Practices already employing pharmacists have reported they play an ‘invaluable role’ in alleviating GP workload by taking on medicines management tasks and freeing up GP time to focus on patients with increasingly complex care needs.

GP leaders welcomed the swift development and implementation of the scheme in response to the acute workforce crisis currently affecting the profession.

However, they added that resources now needed to be dedicated to recruiting and retaining GPs in general practice.

In a statement NHS England said pilots were chosen based on their potential to improve GP access and reduce workload.

It added: ‘Additional funding was found to more than double the number of supported applications after the panels were impressed by the outstanding quality of responses.’
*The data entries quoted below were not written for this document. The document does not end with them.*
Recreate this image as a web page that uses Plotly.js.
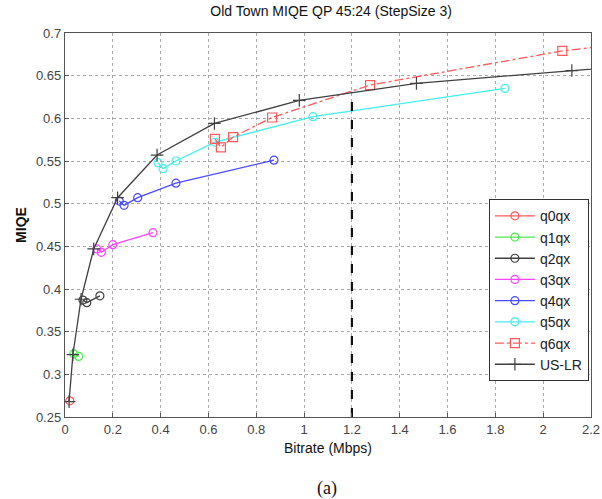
<!DOCTYPE html>
<html><head><meta charset="utf-8">
<script src="https://cdn.plot.ly/plotly-3.0.1.min.js"></script>
<style>body{margin:0;background:#fff}#g{width:602px;height:499px}</style>
</head><body><div id="g"></div>
<script>
const seriesNames = ["q0qx","q1qx","q2qx","q3qx","q4qx","q5qx","q6qx","US-LR"];
const q0x = [0.02], q0y = [0.269];
const q1x = [0.037, 0.057], q1y = [0.324, 0.321];
const q2x = [0.075, 0.091, 0.146], q2y = [0.387, 0.384, 0.392];
const q3x = [0.133, 0.152, 0.2, 0.368], q3y = [0.447, 0.443, 0.452, 0.466];
const q4x = [0.227, 0.247, 0.304, 0.464, 0.874], q4y = [0.503, 0.498, 0.507, 0.524, 0.551];
const q5x = [0.389, 0.41, 0.464, 0.627, 1.037, 1.84], q5y = [0.548, 0.541, 0.55, 0.572, 0.602, 0.635];
const q6x = [0.627, 0.652, 0.703, 0.866, 1.276, 2.08, 2.3], q6y = [0.576, 0.566, 0.578, 0.601, 0.639, 0.679, 0.686];
const uslrX = [0.017, 0.033, 0.067, 0.12, 0.22, 0.385, 0.625, 0.98, 1.47, 2.12, 2.3];
const uslrY = [0.268, 0.323, 0.388, 0.447, 0.507, 0.557, 0.594, 0.621, 0.641, 0.656, 0.66];
const markerX = [1.2, 1.2], markerY = [0.25, 0.63];
const xTicks = [0,0.2,0.4,0.6,0.8,1,1.2,1.4,1.6,1.8,2,2.2];
const yTicks = [0.25,0.3,0.35,0.4,0.45,0.5,0.55,0.6,0.65,0.7];

const colors = ["#ff5a5a","#4ee84e","#404040","#ff44ff","#4a4aff","#44f0f0","#ff5a5a","#404040"];
const xs = [q0x,q1x,q2x,q3x,q4x,q5x,q6x,uslrX];
const ys = [q0y,q1y,q2y,q3y,q4y,q5y,q6y,uslrY];
const traces = [];
for (let i = 0; i < 8; i++) {
  const t = {x: xs[i], y: ys[i], name: seriesNames[i], type: 'scatter', mode: 'lines+markers',
    line: {color: colors[i], width: 1.3},
    marker: {symbol: 'circle-open', size: 8, color: colors[i], line: {width: 1.2, color: colors[i]}}};
  if (i === 6) { t.line.dash = 'dashdot'; t.marker.symbol = 'square-open'; t.marker.size = 9; }
  if (i === 7) { t.marker.symbol = 'cross-thin-open'; t.marker.size = 9; }
  traces.push(t);
}
traces.push({x: markerX, y: markerY, type: 'scatter', mode: 'lines', showlegend: false,
  line: {color: '#111', width: 2.2, dash: 'dash'}, hoverinfo: 'skip'});

const axisCommon = {showline: true, mirror: true, linecolor: '#555', linewidth: 1.2,
  ticks: 'inside', ticklen: 4, tickcolor: '#555', showgrid: true, gridcolor: '#aaa',
  griddash: 'dot', gridwidth: 1, zeroline: false,
  tickfont: {family: 'Liberation Sans, Arial', size: 13, color: '#444'}};

const layout = {
  width: 602, height: 499, paper_bgcolor: '#fff', plot_bgcolor: '#fff',
  margin: {l: 65, r: 11, t: 33, b: 82},
  title: {text: 'Old Town MIQE QP 45:24 (StepSize 3)', x: 0.55, xanchor: 'center', y: 0.988, yanchor: 'top',
    font: {family: 'Liberation Sans, Arial', size: 14, color: '#111'}},
  xaxis: Object.assign({}, axisCommon, {range: [0, 2.2], tickvals: xTicks,
    ticktext: xTicks.map(String),
    title: {text: 'Bitrate (Mbps)', standoff: 7, font: {family: 'Liberation Sans, Arial', size: 14, color: '#111'}}}),
  yaxis: Object.assign({}, axisCommon, {range: [0.25, 0.7], tickvals: yTicks,
    ticktext: yTicks.map(v => String(v)),
    title: {text: '<b>MIQE</b>', standoff: 6, font: {family: 'Liberation Sans, Arial', size: 14, color: '#111'}}}),
  legend: {x: 0.996, xanchor: 'right', y: 0.567, yanchor: 'top', bgcolor: '#fff',
    bordercolor: '#333', borderwidth: 1, tracegroupgap: 0, itemwidth: 40,
    font: {family: 'Liberation Sans, Arial', size: 14, color: '#222'}},
  annotations: [{text: '(a)', xref: 'paper', yref: 'paper', x: 0.498, y: -0.185, xanchor: 'center', yanchor: 'middle',
    showarrow: false, font: {family: 'Liberation Serif, Times New Roman', size: 18, color: '#111'}}]
};
Plotly.newPlot('g', traces, layout, {displayModeBar: false, staticPlot: true});
</script></body></html>
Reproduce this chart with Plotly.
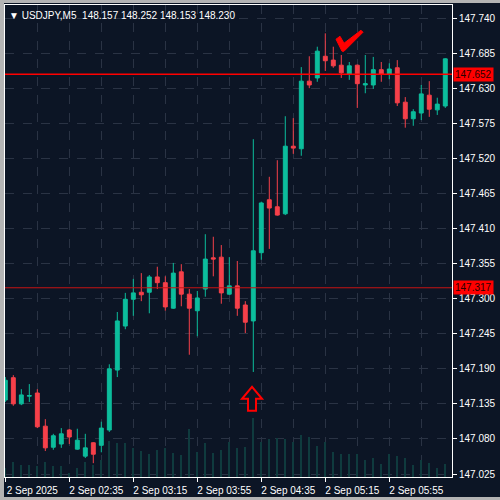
import plotly.graph_objects as go
import pandas as pd

# USDJPY M5 bars, 2 Sep 2025
times = pd.date_range("2025-09-02 01:55", periods=56, freq="5min")

opens = [147.141, 147.176, 147.135, 147.147, 147.152, 147.100, 147.067, 147.072, 147.094, 147.064,
         147.053, 147.074, 147.070, 147.094, 147.188, 147.257, 147.299, 147.310, 147.310, 147.334,
         147.325, 147.285, 147.342, 147.307, 147.281, 147.315, 147.364, 147.365, 147.307, 147.320,
         147.290, 147.265, 147.372, 147.455, 147.444, 147.433, 147.539, 147.535, 147.641, 147.646,
         147.680, 147.674, 147.666, 147.652, 147.666, 147.635, 147.635, 147.659, 147.652, 147.662,
         147.608, 147.582, 147.591, 147.619, 147.596, 147.602]
highs = [147.177, 147.180, 147.158, 147.166, 147.158, 147.111, 147.088, 147.097, 147.096, 147.096,
         147.088, 147.075, 147.107, 147.197, 147.279, 147.309, 147.331, 147.340, 147.337, 147.350,
         147.335, 147.356, 147.354, 147.315, 147.312, 147.401, 147.397, 147.384, 147.365, 147.359,
         147.296, 147.550, 147.452, 147.491, 147.517, 147.586, 147.583, 147.663, 147.680, 147.695,
         147.716, 147.695, 147.682, 147.671, 147.667, 147.682, 147.679, 147.671, 147.669, 147.674,
         147.616, 147.597, 147.635, 147.641, 147.615, 147.677]
lows = [147.138, 147.132, 147.133, 147.138, 147.097, 147.061, 147.063, 147.066, 147.072, 147.063,
        147.050, 147.042, 147.059, 147.091, 147.177, 147.252, 147.273, 147.296, 147.277, 147.315,
        147.281, 147.284, 147.288, 147.212, 147.241, 147.303, 147.335, 147.292, 147.306, 147.273,
        147.246, 147.185, 147.361, 147.378, 147.430, 147.431, 147.527, 147.524, 147.630, 147.640,
        147.657, 147.662, 147.646, 147.643, 147.599, 147.622, 147.629, 147.640, 147.644, 147.602,
        147.568, 147.571, 147.580, 147.585, 147.588, 147.599]
closes = [147.172, 147.135, 147.149, 147.148, 147.099, 147.066, 147.085, 147.088, 147.083, 147.078,
          147.066, 147.056, 147.097, 147.190, 147.265, 147.299, 147.309, 147.306, 147.334, 147.325,
          147.287, 147.340, 147.307, 147.285, 147.301, 147.362, 147.362, 147.309, 147.320, 147.285,
          147.263, 147.375, 147.450, 147.442, 147.431, 147.539, 147.536, 147.641, 147.635, 147.688,
          147.673, 147.665, 147.654, 147.665, 147.637, 147.637, 147.659, 147.652, 147.660, 147.607,
          147.582, 147.593, 147.621, 147.597, 147.605, 147.676]
tick_volume = [90, 150, 120, 120, 110, 150, 110, 110, 40, 90,
               150, 120, 170, 360, 340, 340, 290, 260, 230, 270,
               290, 240, 220, 480, 250, 340, 240, 270, 350, 290,
               300, 590, 350, 380, 390, 380, 350, 420, 400, 310,
               350, 250, 230, 230, 230, 170, 190, 130, 230, 210,
               190, 120, 170, 140, 90, 130]

level_lines = [147.652, 147.317]
x_tickvals = ["2025-09-02 01:55", "2025-09-02 02:35", "2025-09-02 03:15", "2025-09-02 03:55",
              "2025-09-02 04:35", "2025-09-02 05:15", "2025-09-02 05:55"]
x_ticktext = ["2 Sep 2025", "2 Sep 02:35", "2 Sep 03:15", "2 Sep 03:55",
              "2 Sep 04:35", "2 Sep 05:15", "2 Sep 05:55"]
header = "▼\u00a0USDJPY,M5\u00a0\u00a0148.157 148.252 148.153 148.230"

BG = "#0c1525"
GRID = "#2a3344"
UP = "#0cbd9c"
DOWN = "#f6404a"
FONT = "Liberation Sans, Arial, sans-serif"

fig = go.Figure()

# tick volume histogram behind the candles
fig.add_trace(go.Bar(x=times, y=tick_volume, yaxis="y2", width=40000,
                     marker=dict(color="#0f3b3e", line=dict(width=0)), hoverinfo="skip"))

fig.add_trace(go.Candlestick(x=times, open=opens, high=highs, low=lows, close=closes,
                             increasing=dict(line=dict(color=UP, width=1), fillcolor=UP),
                             decreasing=dict(line=dict(color=DOWN, width=1), fillcolor=DOWN),
                             whiskerwidth=0))

# horizontal levels with price tags
lw = [1.5, 1]
lc = ["#ff0000", "#c81414"]
for lvl, w, c in zip(level_lines, lw, lc):
    fig.add_hline(y=lvl, line=dict(color=c, width=w))
    fig.add_annotation(x=1, xref="paper", y=lvl, yref="y", xanchor="left", yanchor="middle",
                       text=f"{lvl:.3f}", showarrow=False, bgcolor="#ff0000", borderpad=1,
                       xshift=1, font=dict(family=FONT, size=10, color="#2a0000"))

# header
fig.add_annotation(x=0, xref="paper", y=1, yref="paper", xanchor="left", yanchor="top",
                   xshift=2, yshift=-3, text=header, showarrow=False,
                   font=dict(family=FONT, size=10, color="white"))

# hand-drawn tick mark and hollow up arrow (pixel-sized paths anchored on the chart)
fig.add_shape(type="path", xsizemode="pixel", ysizemode="pixel",
              xanchor="2025-09-02 05:29:49", yanchor=147.702,
              path="M -13,3 L -9,6 L -5,-1 L 12,12 L 14,10 L -5,-9 L -7,-9 Z",
              fillcolor="#ff0000", line=dict(color="#ff0000", width=1))
fig.add_shape(type="path", xsizemode="pixel", ysizemode="pixel",
              xanchor="2025-09-02 04:29:12", yanchor=147.143,
              path="M -4,-12 L -4,0 L -10,0 L 0,12 L 10,0 L 4,0 L 4,-12 Z",
              line=dict(color="#ff0000", width=2))

fig.update_layout(
    width=496, height=494,
    margin=dict(l=1, r=48, t=2, b=20),
    paper_bgcolor=BG, plot_bgcolor=BG,
    showlegend=False,
    font=dict(family=FONT, size=10, color="white"),
    xaxis=dict(type="date", range=["2025-09-02 01:54:48", "2025-09-02 06:34:12"],
               rangeslider=dict(visible=False),
               tickvals=x_tickvals, ticktext=x_ticktext, ticklabelshift=27,
               ticks="outside", ticklen=4, tickcolor="white",
               showgrid=True, gridcolor=GRID, griddash="dash", gridwidth=1,
               minor=dict(dtick=20 * 60 * 1000, tick0="2025-09-02 01:55", showgrid=True,
                          gridcolor=GRID, griddash="dash", ticks=""),
               showline=True, linecolor="white", linewidth=1, mirror=True, zeroline=False),
    yaxis=dict(side="right", range=[147.0203, 147.7604], tick0=147.025, dtick=0.055,
               tickformat=".3f", ticks="outside", ticklen=4, tickcolor="white",
               showgrid=True, gridcolor=GRID, griddash="dash",
               showline=True, linecolor="white", linewidth=1, mirror=True, zeroline=False),
    yaxis2=dict(overlaying="y", range=[0, 4720], visible=False, fixedrange=True),
)

# grey terminal frame around the chart window
fig.write_html("out.html", config={"displayModeBar": False},
               post_script="document.body.style.margin='3px 0 0 4px';"
                           "document.body.style.background='#b4b4b4';")
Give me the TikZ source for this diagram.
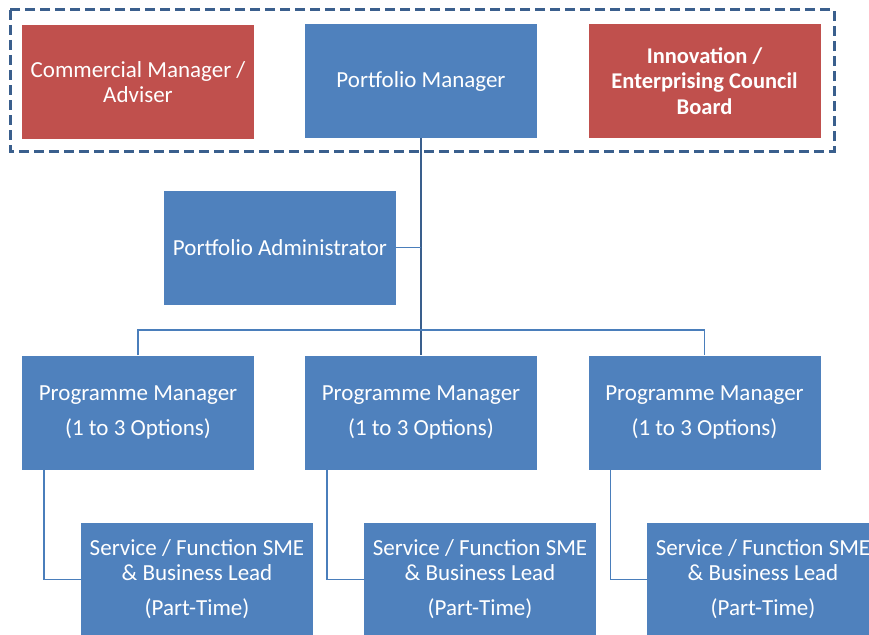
\documentclass[tikz,border=0pt]{standalone}
\usepackage{fontspec}
\setmainfont{Carlito}
\usepackage{tikz}
\usetikzlibrary{positioning}
\usepackage{xcolor}
\definecolor{orgblue}{RGB}{79,129,189}
\definecolor{orgred}{RGB}{192,80,77}
\definecolor{orgline}{RGB}{74,126,187}
\definecolor{orgframe}{RGB}{58,95,141}
\tikzstyle{link} = [line width=1.5pt,color=orgline]

\begin{document}
\begin{tikzpicture}[x=1pt,y=-1pt,
    role/.style={rectangle, minimum width=232pt, minimum height=114pt, inner sep=0pt,
                 align=center, text=white, font=\fontsize{23}{25}\selectfont},
    blue/.style={role, fill=orgblue},
    red/.style={role, fill=orgred}
]
\clip (0,0) rectangle (869,634);

% Top row inside the dashed frame
\draw[orgframe, line width=3pt, dash pattern=on 10pt off 5pt] (10,10) rectangle (834,151);
\node[red] (cm) at (138,82) {Commercial Manager /\\Adviser};
\node[blue] (pm) at (421,81) {Portfolio Manager};
\node[red, font=\fontsize{22.5}{25.5}\selectfont\bfseries] (board) at (704.5,81)
    {Innovation /\\Enterprising Council\\Board};

% Administrator
\node[blue] (adm) at (280,247.5) {Portfolio Administrator};

% Programme managers
\node[blue] (pg1) at (138,412.5) {Programme Manager\\[10pt](1 to 3 Options)};
\node[blue] (pg2) at (421,412.5) {Programme Manager\\[10pt](1 to 3 Options)};
\node[blue] (pg3) at (704.5,412.5) {Programme Manager\\[10pt](1 to 3 Options)};

% Part-time leads
\node[blue] (sme1) at (197,579.5) {Service / Function SME\\\& Business Lead\\[10pt](Part-Time)};
\node[blue] (sme2) at (480,579.5) {Service / Function SME\\\& Business Lead\\[10pt](Part-Time)};
\node[blue] (sme3) at (763,579.5) {Service / Function SME\\\& Business Lead\\[10pt](Part-Time)};

% Connectors
\coordinate (bus) at (421,330);
\draw[link, line width=2pt, orgframe] (pm.south) -- (pg2.north);
\draw[link] (adm.east) -- (adm.east -| pm.south);
\draw[link] (pg1.north) |- (bus) -| (pg3.north);
\draw[link] ([xshift=22pt]pg1.south west) |- (sme1.west);
\draw[link] ([xshift=22pt]pg2.south west) |- (sme2.west);
\draw[link] ([xshift=22pt]pg3.south west) |- (sme3.west);
\end{tikzpicture}
\end{document}
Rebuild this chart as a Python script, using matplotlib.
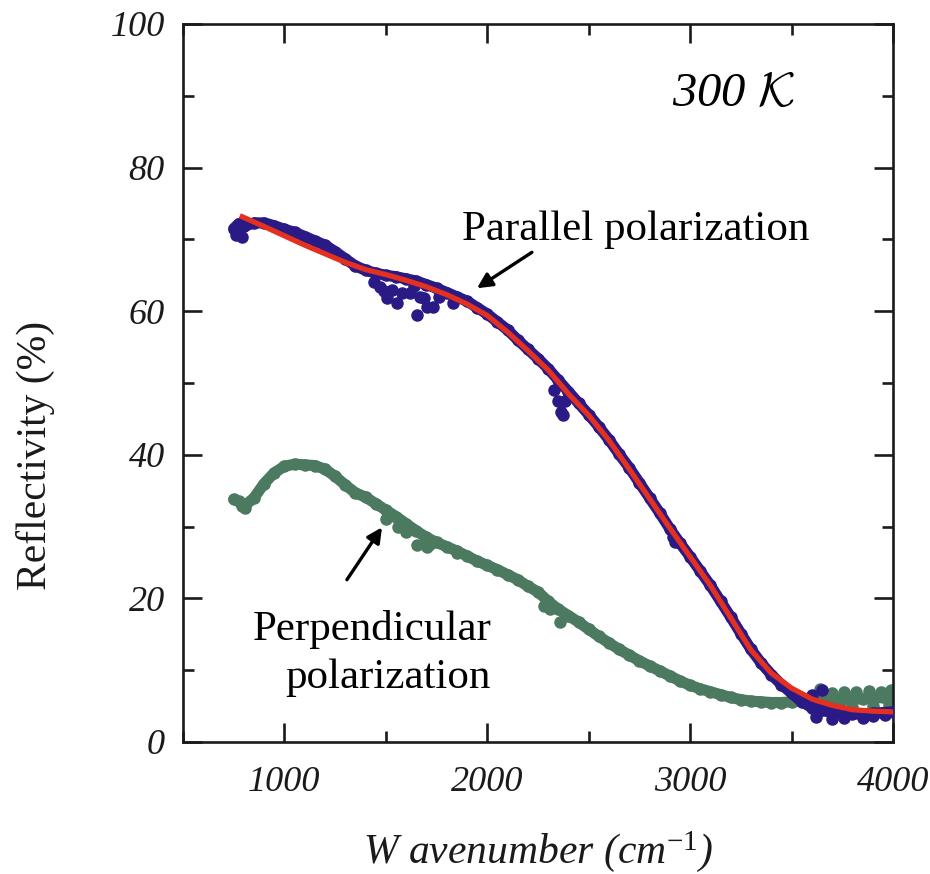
import matplotlib
matplotlib.use("Agg")
import matplotlib.pyplot as plt
from matplotlib.ticker import MultipleLocator

plt.rcParams['font.family'] = ['Liberation Serif', 'DejaVu Serif']
plt.rcParams['mathtext.fontset'] = 'custom'
plt.rcParams['mathtext.rm'] = 'Liberation Serif'
plt.rcParams['mathtext.it'] = 'Liberation Serif:italic'

# ---- data ----
wavenumber = [750, 775, 800, 850, 900, 950, 1000, 1050, 1100, 1150, 1200, 1250, 1300, 1350,
              1400, 1450, 1500, 1550, 1600, 1650, 1700, 1750, 1800, 1850, 1900, 1950, 2000,
              2050, 2100, 2150, 2200, 2250, 2300, 2350, 2400, 2450, 2500, 2550, 2600, 2650,
              2700, 2750, 2800, 2850, 2900, 2950, 3000, 3050, 3100, 3150, 3200, 3250, 3300,
              3350, 3400, 3450, 3500, 3550, 3600, 3650, 3700, 3750, 3800, 3850, 3900, 3950, 4000]

parallel = [71.5, 72.2, 71.8, 72.3, 72.3, 71.9, 71.4, 71.0, 70.4, 69.8, 69.2, 68.3, 67.3, 66.3,
            65.7, 65.3, 65.0, 64.8, 64.5, 64.2, 63.7, 63.2, 62.6, 62.0, 61.4, 60.5, 59.6,
            58.5, 57.4, 56.0, 54.7, 53.4, 52.0, 50.4, 48.8, 47.2, 45.6, 43.9, 42.1, 40.1,
            38.2, 36.1, 34.0, 31.9, 29.7, 27.7, 25.8, 23.8, 21.8, 19.6, 17.4, 15.1, 12.9,
            11.0, 9.4, 8.0, 6.8, 5.6, 4.8, 4.4, 4.1, 4.0, 3.9, 3.9, 4.0, 4.1, 4.2]

perpendicular = [33.8, 33.5, 32.8, 34.0, 36.0, 37.5, 38.4, 38.7, 38.6, 38.5, 38.0, 37.0, 35.8, 34.7,
                 34.1, 33.2, 32.3, 31.4, 30.4, 29.4, 28.5, 27.8, 27.2, 26.6, 25.9, 25.2, 24.6,
                 24.0, 23.3, 22.6, 21.7, 20.9, 19.6, 18.5, 17.6, 16.7, 15.7, 14.7, 13.8, 12.9,
                 12.1, 11.3, 10.6, 9.9, 9.2, 8.5, 7.9, 7.4, 7.0, 6.6, 6.2, 5.9, 5.7,
                 5.6, 5.5, 5.5, 5.6, 5.7, 5.8, 5.9, 5.9, 5.9, 6.0, 6.0, 6.1, 6.2, 6.2]

# scattered points lying off the main parallel trace
par_scatter_x = [760, 770, 790, 1440, 1471, 1490, 1505, 1530, 1555, 1580, 1619, 1640, 1653,
                 1668, 1690, 1703, 1733, 1760, 1832,
                 2330, 2350, 2365, 2375, 2382, 2915, 2925,
                 3600, 3620, 3650, 3700, 3760, 3850, 3900, 3960]
par_scatter_y = [70.6, 71.0, 70.4, 64.0, 63.4, 62.8, 61.8, 63.0, 61.1, 62.6, 62.5, 63.5, 59.5,
                 62.0, 61.8, 60.6, 60.6, 62.0, 61.1,
                 49.0, 47.5, 46.0, 45.5, 47.5, 28.5, 27.8,
                 6.5, 3.5, 7.2, 3.2, 3.3, 3.4, 3.6, 3.8]

# scattered points lying off the main perpendicular trace
perp_scatter_x = [790, 806, 1500, 1560, 1600, 1653, 1703, 1720, 1851, 2280, 2310, 2358,
                  3620, 3640, 3700, 3720, 3760, 3800, 3820, 3880, 3900, 3940, 3980, 3990]
perp_scatter_y = [32.9, 32.6, 31.0, 30.0, 29.2, 27.4, 27.2, 27.6, 26.3, 19.0, 18.5, 16.7,
                  4.2, 7.4, 6.8, 5.0, 7.0, 4.9, 6.9, 7.1, 5.0, 7.0, 5.2, 7.2]

# fitted curve for parallel polarization
fit_x = [780, 900, 1000, 1100, 1200, 1300, 1400, 1500, 1600, 1700, 1800, 1900, 2000, 2100,
         2200, 2300, 2400, 2500, 2600, 2700, 2800, 2900, 3000, 3100, 3200, 3300, 3400,
         3500, 3600, 3700, 3800, 3900, 4000]
fit_y = [73.3, 71.8, 70.5, 69.2, 68.0, 66.8, 65.8, 65.1, 64.3, 63.4, 62.3, 61.0, 59.4, 57.1,
         54.5, 51.8, 48.5, 45.5, 42.0, 38.0, 33.9, 29.8, 25.8, 21.8, 17.3, 12.8, 9.6,
         7.5, 6.0, 5.1, 4.5, 4.3, 4.2]

x_ticks = [1000, 2000, 3000, 4000]
y_ticks = [0, 20, 40, 60, 80, 100]

BLUE = '#2a1a86'
RED = '#e4301f'
GREEN = '#4b7a60'
INK = '#1a1a1a'

fig = plt.figure(figsize=(9.3, 8.74), dpi=100)
ax = fig.add_axes([183/930, 1-742/874, (893-183)/930, (742-24)/874])

# perpendicular (green) band
ax.plot(wavenumber, perpendicular, color=GREEN, lw=8, solid_capstyle='round',
        solid_joinstyle='round', zorder=2)
ax.plot(wavenumber, perpendicular, 'o', color=GREEN, ms=8, zorder=2)
ax.plot(perp_scatter_x, perp_scatter_y, 'o', color=GREEN, ms=8, zorder=2)

# parallel (blue) band
ax.plot(wavenumber, parallel, color=BLUE, lw=8, solid_capstyle='round',
        solid_joinstyle='round', zorder=3)
ax.plot(wavenumber, parallel, 'o', color=BLUE, ms=8, zorder=3)
ax.plot(par_scatter_x, par_scatter_y, 'o', color=BLUE, ms=8, zorder=3)

# fit
ax.plot(fit_x, fit_y, color=RED, lw=3.8, zorder=4, solid_capstyle='butt')

ax.set_xlim(500, 4000)
ax.set_ylim(0, 100)
ax.set_xticks(x_ticks)
ax.set_yticks(y_ticks)
ax.xaxis.set_minor_locator(MultipleLocator(500))
ax.yaxis.set_minor_locator(MultipleLocator(10))
ax.tick_params(which='both', direction='in', top=True, right=True, width=1.9, color=INK)
ax.tick_params(which='major', length=14)
ax.tick_params(which='minor', length=8)
ax.tick_params(axis='x', which='major', pad=17)
ax.tick_params(axis='y', which='major', pad=13)
for lab in ax.get_xticklabels() + ax.get_yticklabels():
    lab.set_fontstyle('italic')
    lab.set_fontsize(26)
    lab.set_color(INK)
for sp in ax.spines.values():
    sp.set_linewidth(1.9)
    sp.set_color(INK)

ax.set_xlabel(r'W avenumber (cm$^{\mathit{-1}}$)', fontsize=30, fontstyle='italic',
              labelpad=22, color=INK)
fig.text(35/930, 1-455/874, 'Reflectivity (%)', rotation=90, fontsize=30,
         ha='center', va='center', color=INK)

ax.text(1875, 69.9, 'Parallel polarization', fontsize=31, ha='left', va='baseline', color='black')
ax.text(2023, 14.2, 'Perpendicular', fontsize=31, ha='right', va='baseline', color='black')
ax.text(2015, 7.5, 'polarization', fontsize=31, ha='right', va='baseline', color='black')
ax.text(2910, 88.6, r'300 $\mathcal{K}$', fontsize=35, fontstyle='italic', ha='left',
        va='baseline', color='black', math_fontfamily='cm')

arrow = dict(arrowstyle='-|>,head_length=0.9,head_width=0.45', color='black', lw=2.4,
             shrinkA=0, shrinkB=0)
ax.annotate('', xy=(1949, 63.2), xytext=(2220, 68.2), arrowprops=arrow, zorder=6)
ax.annotate('', xy=(1481, 29.9), xytext=(1308, 22.6), arrowprops=arrow, zorder=6)

fig.savefig('out.png', dpi=100)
The GP clinical pharmacist pilot was developed as part of the joint NHS England, Health Education England, RCGP and GPC 10 point GP workforce plan.

The plan also promoted expanding general practice teams to make use of physician associates and advanced nurse practitioners, with health secretary Jeremy Hunt pledging to recruit 5,000 more supporting staff by 2020 in his ’new deal’ speech.

GPC chair Dr Chaand Nagpaul said the pilots were a ‘positive and important opportunity’ to relieve some unsustainable pressure on GPs, but should be available to all practices.

He said: ‘We need to ensure that the benefits from these pilots can be extended to all practices nationally, so that GPs can be supported to have the time to see the increasing numbers of patients with complex and long-term conditions, and in order to provide quality and accessible care.’

RCGP chair Dr Maureen Baker said: ‘The feedback that we have received from our members who already have a practice-based pharmacist is that they play an invaluable role, so we are pleased that NHS England has taken the idea so seriously and so swiftly brought it to fruition.’

NHS England chief executive Simon Stevens said the pilot would be a ‘win-win for GPs, pharmacists and patients’ adding: ‘By testing these new ways of working across professional boundaries we are taking another step forward to relieving some of the pressure that GPs are clearly under and ensuring patients see the health professional that best suits their needs.’